The 1976 College All-Star Game

All-Star Roster


CHICAGO, July 23 (AP) - The Pittsburgh Steelers defeated the College All-Stars 24-0 Friday night in a game that was called with 1:22 left in the third period after a torrential rainstorm struck Soldier Field and thousands of youngsters from the crowd of 52,895 poured onto the field and tore down both goalposts.


The officials halted play at 10:49 p.m., CDT, and 12 minutes later called the game as ushers and security police were unable to clear the fans from the flooded field.


Roy Gerela booted three field goals in the first half and Franco Harris and Tommy Reamon added third-period touchdowns to give the two-time Super Bowl champions their second straight victory over the All-Stars.


The officials called time at 10:49 and three minutes later the players left the field. Soon after, the south goalpost came tumbling down and moments after that, the north goalpost was also ripped down.


At 11:01, National Football League Commissioner Pete Rozelle and the sponsoring Chicago Tribune announced

that the game had been called. Fans were still milling around the field and let out loud jeers when they were informed the game was over. Numerous fights broke out on the field before order was finally restored.


The victory gave the pros a 31-9-2 edge in what has turned out to be a one-sided series. The All-Stars have not won since 1963, when they defeated the Green Bay Packers 20-17.
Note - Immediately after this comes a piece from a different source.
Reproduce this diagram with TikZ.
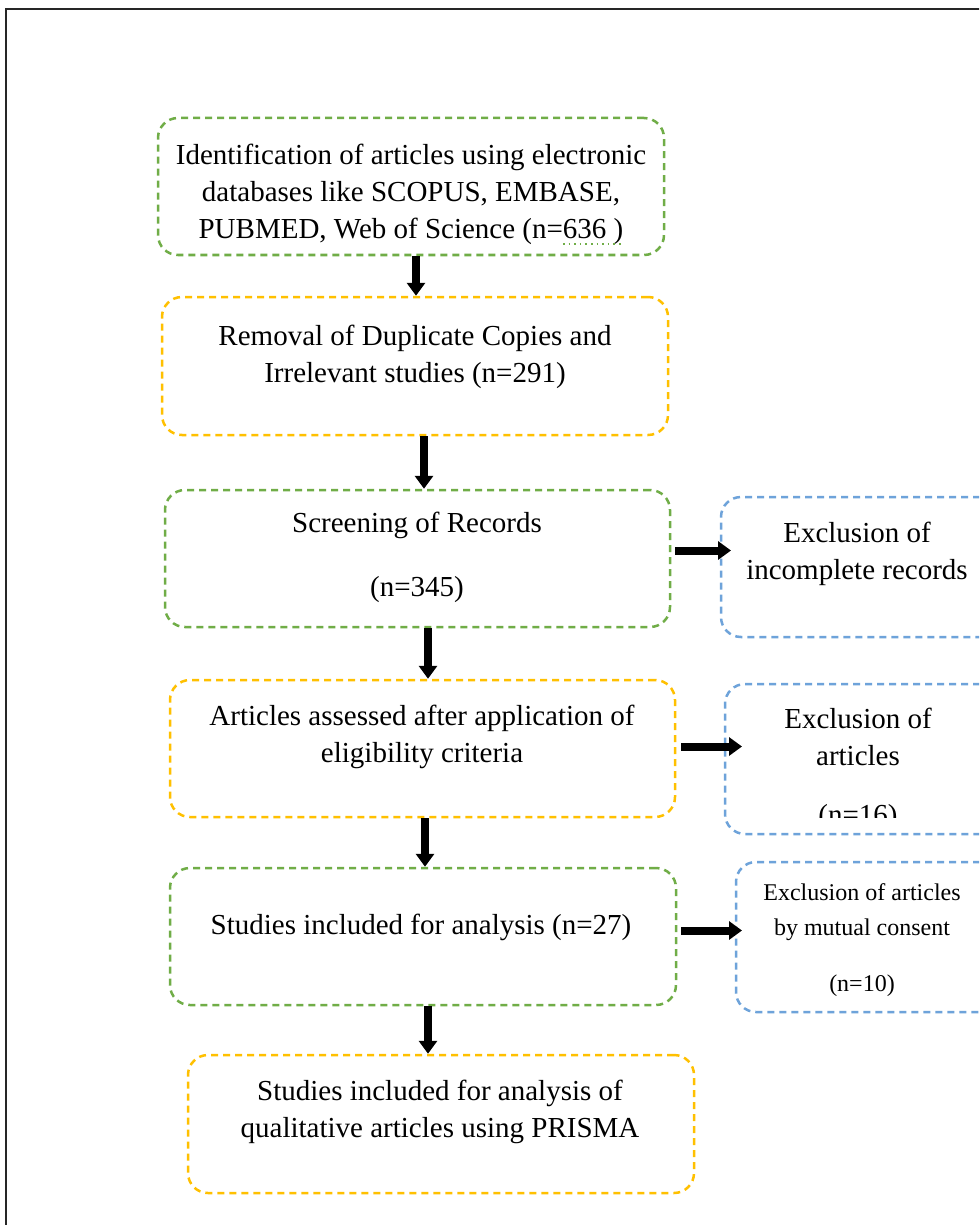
\documentclass[tikz,border=0pt]{standalone}
\usepackage{fontspec}
\setmainfont{Liberation Serif}
\usetikzlibrary{fit,arrows.meta,calc}
\definecolor{bgreen}{RGB}{112,173,71}
\definecolor{byellow}{RGB}{255,192,0}
\definecolor{bblue}{RGB}{110,163,218}
\tikzset{
  boxbase/.style={draw, line width=1.25pt, dash pattern=on 3.5pt off 2.5pt, rounded corners=10pt, inner sep=0pt},
  gbox/.style={boxbase, draw=bgreen},
  ybox/.style={boxbase, draw=byellow},
  bbox/.style={boxbase, draw=bblue},
  txt/.style={align=center, font=\fontsize{14.5pt}{18.5pt}\selectfont, inner sep=0pt},
  stxt/.style={align=center, font=\fontsize{12pt}{17.5pt}\selectfont, inner sep=0pt},
  arr/.style={line width=4pt, -{Triangle[length=6.5pt,width=9pt]}, black},
}
\begin{document}
\begin{tikzpicture}[x=0.5pt,y=-0.5pt]
\useasboundingbox (0,0) rectangle (979,1225);
\clip (0,0) rectangle (979,1225);
\fill[white] (0,0) rectangle (979,1225);
% frame
\draw[line width=1.2pt, black!85] (6,1230) -- (6,9) -- (990,9);

% boxes
\node[gbox, fit={(158,118)(664,255)}] (b1) {};
\node[ybox, fit={(162,297)(668,435)}] (b2) {};
\node[gbox, fit={(165,490)(670,627)}] (b3) {};
\node[bbox, fit={(721,497)(1000,637)}] (b4) {};
\node[ybox, fit={(170,680)(675,817)}] (b5) {};
\node[bbox, fit={(725,684)(1000,834)}] (b6) {};
\node[gbox, fit={(170,868)(676,1005)}] (b7) {};
\node[bbox, fit={(736,862)(1000,1012)}] (b8) {};
\node[ybox, fit={(188,1055)(694,1193)}] (b9) {};

% texts
\node[txt] (t1) at (411,194) {Identification of articles using electronic\\databases like SCOPUS, EMBASE,\\PUBMED, Web of Science (n=636 )};
\draw[bgreen, line width=0.8pt, dotted] (563,244) -- (622,244);
\node[txt] (t2) at (415,357) {Removal of Duplicate Copies and\\Irrelevant studies (n=291)};
\node[txt] (t3) at (417,557) {Screening of Records\\[13.5pt](n=345)};
\node[txt] (t4) at (857,553.5) {Exclusion of\\incomplete records};
\node[txt] (t5) at (422,736.5) {Articles assessed after application of\\eligibility criteria};
\node[txt] (t6) at (858,737) {Exclusion of\\articles};
\begin{scope}
\clip (700,0) rectangle (979,817);
\node[txt] (t6b) at (858,818) {(n=16)};
\end{scope}
\node[txt] (t7) at (421,927) {Studies included for analysis (n=27)};
\node[stxt] (t8) at (862,912) {Exclusion of articles\\by mutual consent};
\node[stxt] (t8b) at (862,985.5) {(n=10)};
\node[txt] (t9) at (440,1112) {Studies included for analysis of\\qualitative articles using PRISMA};

% vertical arrows
\draw[arr] ([xshift=2.5pt]b1.south) -- ([xshift=2.5pt]b1.south |- b2.north);
\draw[arr] ([xshift=4.5pt]b2.south) -- ([xshift=4.5pt]b2.south |- b3.north);
\draw[arr] ([xshift=5.25pt]b3.south) -- ([xshift=5.25pt]b3.south |- b5.north);
\draw[arr] ([xshift=1.25pt]b5.south) -- ([xshift=1.25pt]b5.south |- b7.north);
\draw[arr] ([xshift=2.5pt]b7.south) -- ([xshift=2.5pt]b7.south |- b9.north);

% horizontal arrows
\draw[arr] ([xshift=2pt,yshift=4pt]b3.east) -- ([yshift=4pt]b3.east -| 731,0);
\draw[arr] ([xshift=2.5pt,yshift=1pt]b5.east) -- ([yshift=1pt]b5.east -| 742,0);
\draw[arr] ([xshift=2pt,yshift=3pt]b7.east) -- ([yshift=3pt]b7.east -| 742,0);
\end{tikzpicture}
\end{document}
A heavy downpour hit the field some 40 minutes before the kickoff but subsided by game time.


Gerela gave the Steelers a 3-0 lead with a 29-yard field goal in the first period and then booted field goals of 32 and 23 yards in the second quarter for a 9-0 half time lead.


Pittsburgh's Steel Curtain defense limited the All-Stars to a total of 54 net yards in the first half and virtually shut off the All-Stars' vaunted running attack.


Early in the third quarter, Pittsburgh scored nine quick points to put the outcome beyond doubt. After the All-Stars gained 17 yards on a pass from Jeb Blount of Tulsa to Joe Washington of Oklahoma, the All-Stars lost yardage on three successive plays and were forced to punt.


Center Ray Pinney snapped the ball over punter Rick Engles' head and out of the end zone for a two-point safety. Engles' subsequent free kick was returned 32 yards by Jack Deloplaine to the All-Star 26. Three plays later, Franco Harris broke off tackle and rambled 21 yards for the game's first touchdown and an 18-0 lead.


Pittsburgh again forced the All-Stars to punt and late in the third quarter, Terry Bradshaw hit Tommy Reamon with a 25-yard pass to the All-Star two yard line before Reamon battered across for another touchdown and a 24-0 lead. Gerela's attempted conversion was wide.


With rain starting to fall, substitute quarterback Terry Hanratty was harassed by the AllStar defense and threw a desperation pass which was intercepted by Shafer Suggs, who returned 16 yards to the Pittsburgh 39. A Steeler penalty moved it to the 34 before the officials called time.


Note: And thus the series ended. It had begun in 1934 and was played 42 times in 43 years. The professionals won 31 games and the All-Stars won 9. The 1934 and 1936 games ended in ties. The professionals won in 1976 for the twelfth straight time and many agreed that the series had outlived its usefulness. But, as a showcase for talent, the series had more than provided for its fans, who never stopped showing up to watch the Stars come out to play.


Craig Penrose of San Diego State prepares to handoff as Joe Washington (Oklahoma) protects in the background.


Archie Griffin is brought down by Steve Furness as Richard Todd (14) watches in background.